Happy, Happy Born-on Day!
I hope that everything goes your way.
May the little brown-eyed girl cook birthday delights
And you enjoy every finger-lickin' bite.


----------



## Dawgluver (Jun 14, 2018)

Happy Birfday, Uncle Bob!!


----------



## Andy M. (Jun 14, 2018)

Happy Birthday!


----------



## bethzaring (Jun 14, 2018)

Happy Birthday Uncle Bob!  Hope it is one of the best!


----------



## GotGarlic (Jun 14, 2018)

Have a wonderful birthday, Uncle Bob!


----------



## medtran49 (Jun 14, 2018)

Have a great day!


----------



## Aunt Bea (Jun 14, 2018)

Happy Birthday, Uncle Bob!

What ya got cookin'?


----------



## Katie H (Jun 14, 2018)

"Happy Birthday, Uncle Bob!"


My crystal ball sees chocolate ice cream in your very near future.


Hope it's a good one and best wishes for many, many more!


----------



## msmofet (Jun 14, 2018)

Happy Birthday Unc!!!!


----------



## Uncle Bob (Jun 15, 2018)

Thanks errybody!

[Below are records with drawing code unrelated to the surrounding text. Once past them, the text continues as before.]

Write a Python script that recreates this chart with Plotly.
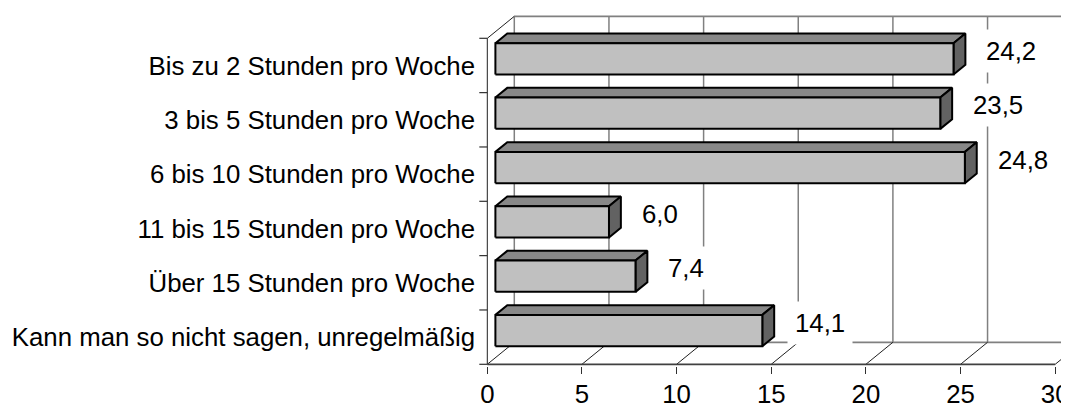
import plotly.graph_objects as go

# ---------------- data ----------------
categories = [
    "Bis zu 2 Stunden pro Woche",
    "3 bis 5 Stunden pro Woche",
    "6 bis 10 Stunden pro Woche",
    "11 bis 15 Stunden pro Woche",
    "Über 15 Stunden pro Woche",
    "Kann man so nicht sagen, unregelmäßig",
]
values = [24.2, 23.5, 24.8, 6.0, 7.4, 14.1]
value_labels = ["24,2", "23,5", "24,8", "6,0", "7,4", "14,1"]
x_ticks = [0, 5, 10, 15, 20, 25, 30]

# ---------------- layout geometry (pixels, page coordinates) ----------------
OFF = 8                                     # page body margin offset
W, H = 1069, 404                            # figure size (paper may run past viewport)
PL, PR, PT, PB = 476, 1077, 8, 366          # plot area edges (page px)
X0_PX, PX_PER_UNIT = 487.3, 18.93           # front x=0 position, px per value unit
Y_FRONT_BOT, Y_FRONT_TOP = 364.3, 38.3      # front plane category span
N = len(categories)
PX_PER_CAT = (Y_FRONT_BOT - Y_FRONT_TOP) / N
DEPTH_DX_PX, DEPTH_DY_PX = 27.0, 22.0       # 3-D depth offset

XMAX = x_ticks[-1]
DX = DEPTH_DX_PX / PX_PER_UNIT
DY = DEPTH_DY_PX / PX_PER_CAT
F0, F1 = 0.30, 0.74          # bar depth range (fraction of depth)
BAR_H = 0.576                # bar thickness in category units

def yv(px):
    return -0.5 + (Y_FRONT_BOT - px) / PX_PER_CAT

x_range = [(PL - X0_PX) / PX_PER_UNIT, (PR - X0_PX) / PX_PER_UNIT]
y_range = [yv(PB), yv(PT)]

pos = list(range(N - 1, -1, -1))   # first category on top
LO, HI = -0.5, N - 0.5

fig = go.Figure()

def segs(pairs, color, width):
    xs, ys = [], []
    for (x1, y1), (x2, y2) in pairs:
        xs += [x1, x2, None]
        ys += [y1, y2, None]
    fig.add_trace(go.Scatter(x=xs, y=ys, mode="lines",
                             line=dict(color=color, width=width),
                             hoverinfo="skip", showlegend=False))

# back wall gridlines
segs([((k + DX, LO + DY), (k + DX, HI + DY)) for k in x_ticks], "#808080", 1.5)
# back wall top and floor lines
segs([((DX, HI + DY), (XMAX + DX, HI + DY)),
      ((DX, LO + DY), (XMAX + DX, LO + DY))], "#808080", 1.8)
# floor diagonals
segs([((k, LO), (k + DX, LO + DY)) for k in x_ticks], "#202020", 1)
# left wall edges
segs([((0, LO), (0, HI)),
      ((0, HI), (DX, HI + DY))], "#202020", 1)
# left category boundary ticks
tick_len = 8 / PX_PER_UNIT
segs([((-tick_len, LO + i), (0, LO + i)) for i in range(N + 1)], "#303030", 1.2)
# front axis line
segs([((0, LO), (XMAX, LO))], "#404040", 1.8)

# ---------------- 3-D bars ----------------
def poly_trace(polys, fill):
    xs, ys = [], []
    for pts in polys:
        for (x, y) in pts + [pts[0]]:
            xs.append(x)
            ys.append(y)
        xs.append(None)
        ys.append(None)
    fig.add_trace(go.Scatter(x=xs, y=ys, mode="lines", fill="toself",
                             fillcolor=fill, line=dict(color="black", width=2),
                             hoverinfo="skip", showlegend=False))

front, top, side = [], [], []
for p, v in zip(pos, values):
    x0f, x1f = F0 * DX, v + F0 * DX
    x0b, x1b = F1 * DX, v + F1 * DX
    yb_f, yt_f = p + F0 * DY - BAR_H / 2, p + F0 * DY + BAR_H / 2
    yb_b, yt_b = p + F1 * DY - BAR_H / 2, p + F1 * DY + BAR_H / 2
    front.append([(x0f, yb_f), (x1f, yb_f), (x1f, yt_f), (x0f, yt_f)])
    top.append([(x0f, yt_f), (x1f, yt_f), (x1b, yt_b), (x0b, yt_b)])
    side.append([(x1f, yb_f), (x1f, yt_f), (x1b, yt_b), (x1b, yb_b)])

poly_trace(top, "#888888")
poly_trace(side, "#626262")
poly_trace(front, "#C0C0C0")

FONT = "Liberation Sans, Arial, sans-serif"
FS = 25.8

for p, v, lab in zip(pos, values, value_labels):
    fig.add_annotation(x=v + F1 * DX, y=p + (F0 + F1) / 2 * DY,
                       text=lab, showarrow=False, xanchor="left", yanchor="middle",
                       xshift=13, yshift=3, bgcolor="white", borderpad=7,
                       font=dict(family=FONT, size=FS, color="black"))

fig.update_layout(
    width=W, height=H,
    margin=dict(l=PL - OFF, r=W - (PR - OFF), t=PT - OFF, b=H - (PB - OFF),
                autoexpand=False),
    plot_bgcolor="white", paper_bgcolor="white",
    font=dict(family=FONT, size=FS, color="black"),
    xaxis=dict(range=x_range, tickvals=x_ticks, ticktext=[str(t) for t in x_ticks],
               ticks="outside", ticklen=7, tickwidth=1.2, tickcolor="#303030",
               ticklabelstandoff=-2,
               showgrid=False, zeroline=False, showline=False, fixedrange=True),
    yaxis=dict(range=y_range, tickvals=pos, ticktext=categories, ticks="",
               ticklabelstandoff=0, showgrid=False, zeroline=False, showline=False,
               fixedrange=True),
)

fig.write_html("out.html")
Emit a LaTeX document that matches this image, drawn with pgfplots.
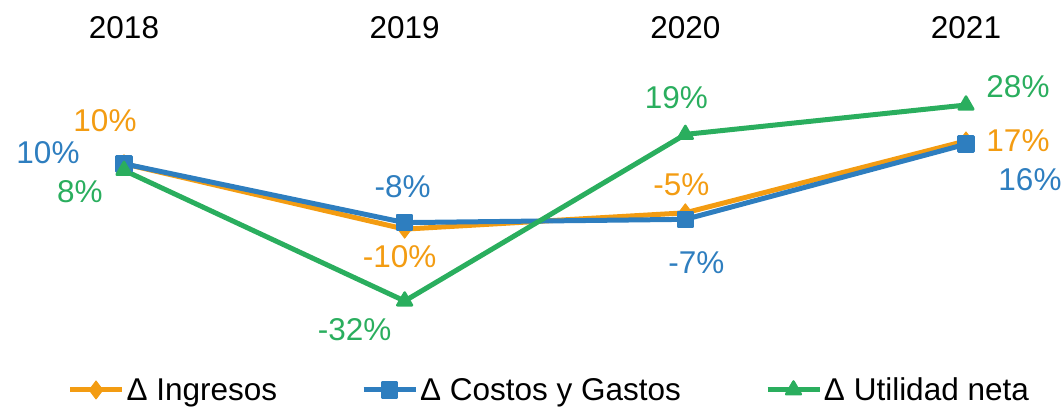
\documentclass[border=0pt]{standalone}
\usepackage{fontspec}
\setmainfont{Liberation Sans}
\usepackage{pgfplots}
\usepackage{pgfplotstable}
\pgfplotsset{compat=1.18}
\definecolor{cOr}{HTML}{F39C12}
\definecolor{cBl}{HTML}{2E7EBF}
\definecolor{cGr}{HTML}{2AAE5E}
\pgfplotstableread{
x y dx dy lab
0 10 -19 43 10
1 -10 -5 -28 -10
2 -5 -4 28 -5
3 17 52 0 17
}\ingresos
\pgfplotstableread{
x y dx dy lab
0 10 -76 11 10
1 -8 -2 36 -8
2 -7 11 -43 -7
3 16 64 -35 16
}\costos
\pgfplotstableread{
x y dx dy lab
0 8 -44 -21 8
1 -32 -50 -29 -32
2 19 -9 37 19
3 28 52 18 28
}\utilidad
\begin{document}
\begin{tikzpicture}[font=\fontsize{31.5}{36}\selectfont]
\useasboundingbox (-124pt,-107pt) rectangle (939pt,301pt);
\begin{axis}[
  scale only axis, width=842pt, height=196pt,
  xmin=0, xmax=3, ymin=-32, ymax=28,
  clip=false, enlargelimits=false,
  hide y axis,
  axis x line*=top,
  x axis line style={draw=none},
  xtick={0,1,2,3}, xticklabels={2018,2019,2020,2021},
  xtick style={draw=none},
  xticklabel style={anchor=center, yshift=77pt},
  point meta=explicit symbolic,
  nodes near coords={\pgfplotspointmeta\%},
  visualization depends on={\thisrow{dx}\as\dx},
  visualization depends on={\thisrow{dy}\as\dy},
  nodes near coords style={anchor=center, xshift=\dx pt, yshift=\dy pt},
  legend columns=3,
  legend style={draw=none, fill=none, at={(0.505,-0.454)}, anchor=center,
    /tikz/every even column/.append style={column sep=82pt},
    /tikz/every odd column/.append style={column sep=0pt},
    font=\fontsize{31.5}{36}\selectfont},
  legend image code/.code={\draw[#1, mark repeat=2, mark phase=2] plot coordinates {(0pt,0pt) (26pt,0pt) (52pt,0pt)};},
  every axis plot/.append style={line width=5pt, line join=round},
]
\addplot[color=cOr, mark=diamond*, mark size=9pt, mark options={solid, fill=cOr, line width=1pt},
  every node near coord/.append style={text=cOr}]
  table[x=x, y=y, meta=lab] {\ingresos};
\addlegendentry{Δ Ingresos}
\addplot[color=cBl, mark=square*, mark size=7.5pt, mark options={solid, fill=cBl, line width=2.5pt},
  every node near coord/.append style={text=cBl}]
  table[x=x, y=y, meta=lab] {\costos};
\addlegendentry{Δ Costos y Gastos}
\addplot[color=cGr, mark=triangle*, mark size=8.5pt, mark options={solid, fill=cGr, line width=2.5pt},
  every node near coord/.append style={text=cGr}]
  table[x=x, y=y, meta=lab] {\utilidad};
\addlegendentry{Δ Utilidad neta}
\end{axis}
\end{tikzpicture}
\end{document}
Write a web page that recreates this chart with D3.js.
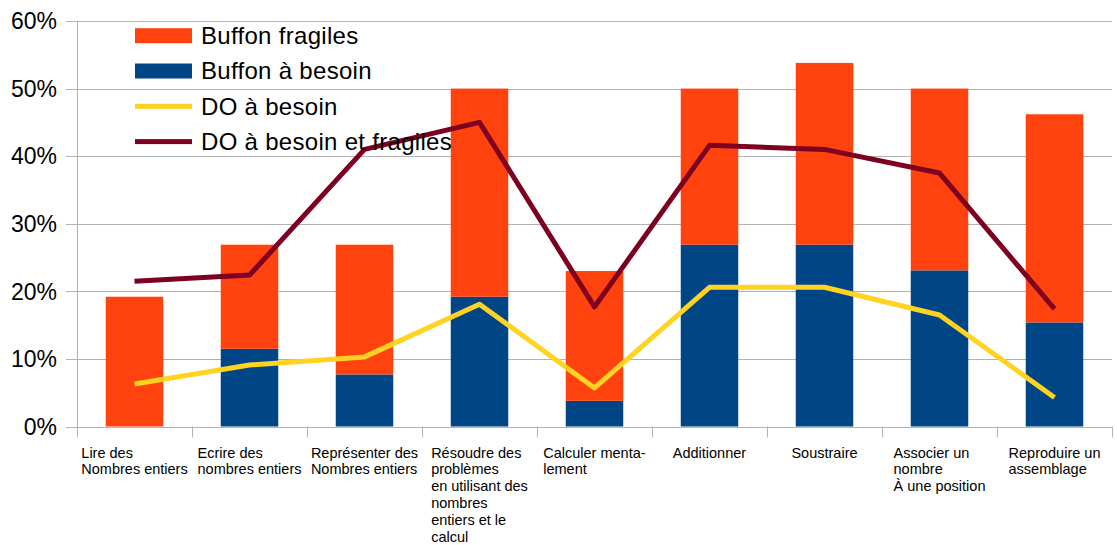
<!DOCTYPE html>
<html>
<head>
<meta charset="utf-8">
<script src="https://cdn.jsdelivr.net/npm/d3@7/dist/d3.min.js"></script>
<style>
  body { margin: 0; background: #fff; }
  svg { display: block; font-family: "Liberation Sans", Arial, sans-serif; }
</style>
</head>
<body>
<svg id="chart" width="1117" height="545"></svg>
<script>
// categories: each entry is the list of wrapped label lines
var categories = [
  ['Lire des', 'Nombres entiers'],
  ['Ecrire des', 'nombres entiers'],
  ['Représenter des', 'Nombres entiers'],
  ['Résoudre des', 'problèmes', 'en utilisant des', 'nombres', 'entiers et le', 'calcul'],
  ['Calculer menta-', 'lement'],
  ['Additionner'],
  ['Soustraire'],
  ['Associer un', 'nombre', 'À une position'],
  ['Reproduire un', 'assemblage']
];

// values in %
var buffonBesoin   = [0, 11.5, 7.7, 19.2, 3.8, 26.9, 26.9, 23.1, 15.4];
var buffonFragiles = [19.2, 15.4, 19.2, 30.8, 19.2, 23.1, 26.9, 26.9, 30.8];
var doBesoin          = [6.3, 9.1, 10.3, 18.1, 5.7, 20.6, 20.6, 16.5, 4.3];
var doBesoinFragiles  = [21.5, 22.4, 41.0, 45.0, 17.7, 41.6, 41.0, 37.5, 17.4];

var yTicks = [0, 10, 20, 30, 40, 50, 60];

(function() {
  var colors = {
    fragiles: '#ff420e',
    besoin: '#004586',
    doBesoin: '#ffd320',
    doFragiles: '#7e0021',
    grid: '#b3b3b3'
  };

  var svg = d3.select('#chart');
  var plotL = 77, plotR = 1112, plotT = 21, plotB = 426.5;

  var idx = d3.range(categories.length);
  var x = d3.scaleBand().domain(idx).range([plotL, plotR]).padding(0);
  var y = d3.scaleLinear().domain([0, 60]).range([plotB, plotT]);

  // grid + y ticks
  svg.append('g').selectAll('line')
    .data(yTicks)
    .enter().append('line')
    .attr('x1', plotL - 11).attr('x2', plotR)
    .attr('y1', function(d) { return Math.round(y(d)) + 0.5; })
    .attr('y2', function(d) { return Math.round(y(d)) + 0.5; })
    .attr('stroke', colors.grid).attr('stroke-width', 1);

  svg.append('g').selectAll('text')
    .data(yTicks)
    .enter().append('text')
    .attr('x', 57).attr('y', function(d) { return y(d); })
    .attr('dy', '0.36em')
    .attr('text-anchor', 'end')
    .attr('font-size', 23)
    .attr('fill', '#000')
    .text(function(d) { return d + '%'; });

  // stacked bars
  var rows = idx.map(function(i) {
    return { i: i, besoin: buffonBesoin[i], fragiles: buffonFragiles[i] };
  });
  var stack = d3.stack().keys(['besoin', 'fragiles'])(rows);
  var barW = x.bandwidth() * 0.5;

  svg.append('g').selectAll('g')
    .data(stack)
    .enter().append('g')
    .attr('fill', function(s) { return colors[s.key]; })
    .selectAll('rect')
    .data(function(s) { return s; })
    .enter().append('rect')
    .attr('x', function(d) { return x(d.data.i) + (x.bandwidth() - barW) / 2; })
    .attr('width', barW)
    .attr('y', function(d) { return y(d[1]); })
    .attr('height', function(d) { return y(d[0]) - y(d[1]); });

  // axis lines and category ticks
  svg.append('line')
    .attr('x1', plotL + 0.5).attr('x2', plotL + 0.5)
    .attr('y1', plotT).attr('y2', plotB + 11)
    .attr('stroke', colors.grid);
  svg.append('line')
    .attr('x1', plotL).attr('x2', plotR)
    .attr('y1', Math.round(plotB) + 0.5).attr('y2', Math.round(plotB) + 0.5)
    .attr('stroke', colors.grid);
  svg.append('g').selectAll('line')
    .data(d3.range(categories.length + 1))
    .enter().append('line')
    .attr('x1', function(i) { return Math.round(plotL + i * x.step()) + 0.5; })
    .attr('x2', function(i) { return Math.round(plotL + i * x.step()) + 0.5; })
    .attr('y1', plotB).attr('y2', plotB + 11)
    .attr('stroke', colors.grid);

  // lines
  var line = d3.line()
    .x(function(d, i) { return x(i) + x.bandwidth() / 2; })
    .y(function(d) { return y(d); });

  [[doBesoin, colors.doBesoin], [doBesoinFragiles, colors.doFragiles]].forEach(function(s) {
    svg.append('path')
      .datum(s[0])
      .attr('d', line)
      .attr('fill', 'none')
      .attr('stroke', s[1])
      .attr('stroke-width', 5)
      .attr('stroke-linejoin', 'round');
  });

  // category labels: left-aligned lines, block centred on the band
  svg.append('g').selectAll('text')
    .data(categories)
    .enter().append('text')
    .attr('font-size', 14.5)
    .attr('fill', '#000')
    .each(function(lines, i) {
      var t = d3.select(this);
      lines.forEach(function(l, k) {
        t.append('tspan').attr('x', 0).attr('y', 457.5 + k * 16.8).text(l);
      });
      var w = this.getBBox().width;
      var x0 = x(i) + x.bandwidth() / 2 - w / 2;
      t.selectAll('tspan').attr('x', x0);
    });

  // legend
  var legend = [
    { name: 'Buffon fragiles', color: colors.fragiles, type: 'bar' },
    { name: 'Buffon à besoin', color: colors.besoin, type: 'bar' },
    { name: 'DO à besoin', color: colors.doBesoin, type: 'line' },
    { name: 'DO à besoin et fragiles', color: colors.doFragiles, type: 'line' }
  ];

  var lg = svg.append('g').selectAll('g')
    .data(legend)
    .enter().append('g')
    .attr('transform', function(d, i) { return 'translate(135,' + (35.7 + i * 35.3) + ')'; });

  lg.append('rect')
    .attr('x', 0).attr('width', 57)
    .attr('y', function(d) { return d.type === 'bar' ? -7.5 : -2.5; })
    .attr('height', function(d) { return d.type === 'bar' ? 15 : 5; })
    .attr('fill', function(d) { return d.color; });

  lg.append('text')
    .attr('x', 66).attr('dy', '0.35em')
    .attr('font-size', 24)
    .attr('letter-spacing', 0.3)
    .attr('fill', '#000')
    .text(function(d) { return d.name; });
})();
</script>
</body>
</html>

Yes Miss Katie....there was chocolate ice cream. Your Crystal ball spoke the truth!


----------



## Josie1945 (Jun 15, 2018)

Hi Uncle Bob 
Hope U have the best Birthday ever.


Josie


----------



## taxlady (Jun 15, 2018)

Looks like I'm late to the party. Belated Happy BIrthday.


----------



## Uncle Bob (Jun 15, 2018)

taxlady said:


> Looks like I'm late to the party. Belated Happy BIrthday.






There's cake left! But NO ice cream. Fresh pot of Coffee & Chicory on, Come on down!


----------